2011-09-22 Thread Shaun McCance
On Thu, 2011-09-22 at 22:44 +0100, Bastien Nocera wrote:
 Heya,
 
 After having to send in another code freeze break request e-mail, I
 realised that the process is problematic. Apart from the release team
 and the patch sender, nobody else knows about the freeze break request,
 or about the status of the request.

Who else needs to know about it? For UI and string freeze breaks, you
have to notify the docs resp. i18n teams. The people who are interested
in these sorts of things are subscribed to the mailing lists where they
can find out about them.

 I think that, at the very least for GNOME 3.4 onwards, we should switch
 to using a keyword in bugzilla, and the release-team, docs team and i18n
 teams can monitor newly request breaks, through RSS feeds (the design
 team does that), and get the keywords cleared when the freeze break has
 a result.

If I don't get email notifications, I can pretty much guarantee I won't
deal with it promptly.
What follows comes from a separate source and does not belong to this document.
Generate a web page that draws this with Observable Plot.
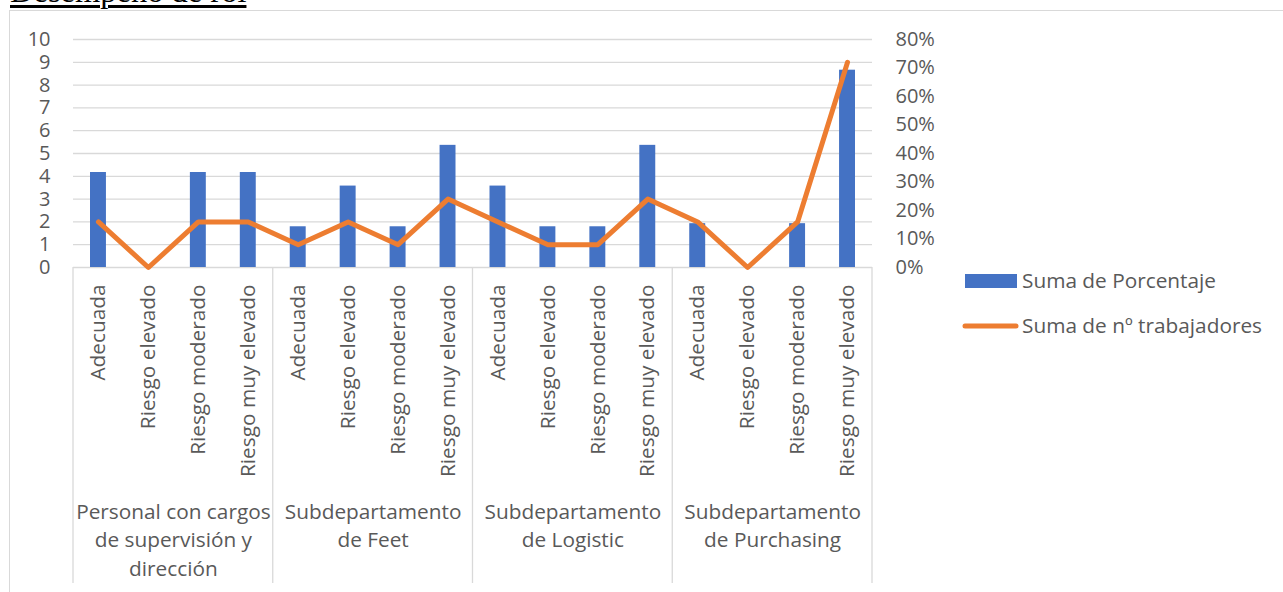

I don't think you can subscribe to keywords in
Bugzilla to get emails when bugs are tagged.

I understand we'd get better tracking, but using Bugzilla is a lot more
work than sending an email. I gave a docs ack for one UI freeze break
request while on vacation from my phone. Using Bugzilla on a phone is
unpleasant.

Bugzilla is great for making sure stuff doesn't get lost. Do we have
a real problem of requests getting lost?